Aluminum vs. copper wire

Copper is more durable and its connections are less prone to deterioration, making it better-suited the wiring in homes.

Aluminum wire, on the other hand, is more prone to breakage or fraying. It’s also more susceptible to corrosion and oxidation. 

Another thing you’ll want to look for is whether both aluminum and copper were used in your house’s wiring. Some builders have combined both metals in home wiring systems in the past. 

Doing so, however, raises the risk of fire due to the differences in how the metals react to electrical currents. If your home does contain both types of wiring, it’s important to ensure acceptable copper-to-aluminum connectors have been used. 

The cost to upgrade wiring in a house

Some people choose to rewire a house from aluminum to copper.

If your home does contain aluminum wiring, you can pay to have it upgraded. Though it’s quite costly, feeling safe in your home is invaluable. 
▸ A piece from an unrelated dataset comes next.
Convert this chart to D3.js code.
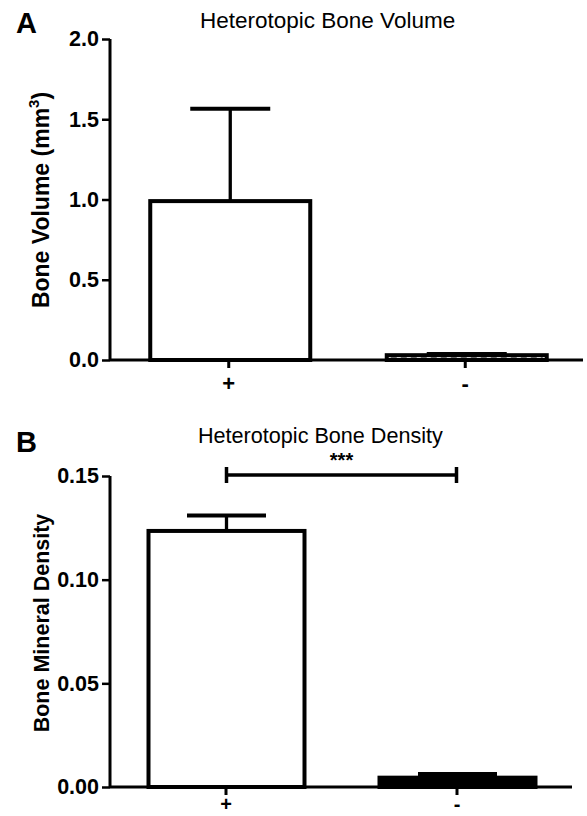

There are several options for a homeowner interested in such a replacement, according to Finan Home Service, which offers such services. 

The cost to switch aluminum to copper in a home

  • Replace all receptacles and switches (a rough cost estimate is between $2,000 and $3,000)
  • Replace all connectors with copalum crimp connectors (estimated to cost between $5,000 and $7,000)
  • Rewire the entire house with copper wire (estimated to cost between $10,000 and $12,000).

 

Of course, if replacement is something of interest, it’ll pay to shop around and speak to a number of different professionals. It’s recommended to get 3 quotes from ESA certified electricians. 

While you don’t need to go to the city for permits, the electrician needs to get permits from the ESA. The permit process ensures the wiring is correct because the ESA will come to check on the contractor’s work. 

 

The bottom line

Aluminum wiring is safe if its installation is correct. You should check for aluminum wiring in a house before getting home insurance quotes, though, because your insurance company will be asking and you’ll pay more if it’s there. 

The average home insurance in Ontario, as an example is $1,200 a year. Let’s say your home is worth $500,000, but with aluminum wire there is a chance it could catch fire. Your insurance provider will want to charge much more to cover the risk. After you upgrade your electrical, make sure to provide the certificate of completion to your insurer. If they don’t lower the price, compare home insurance online to get a better deal from an insurer that will reward your efforts.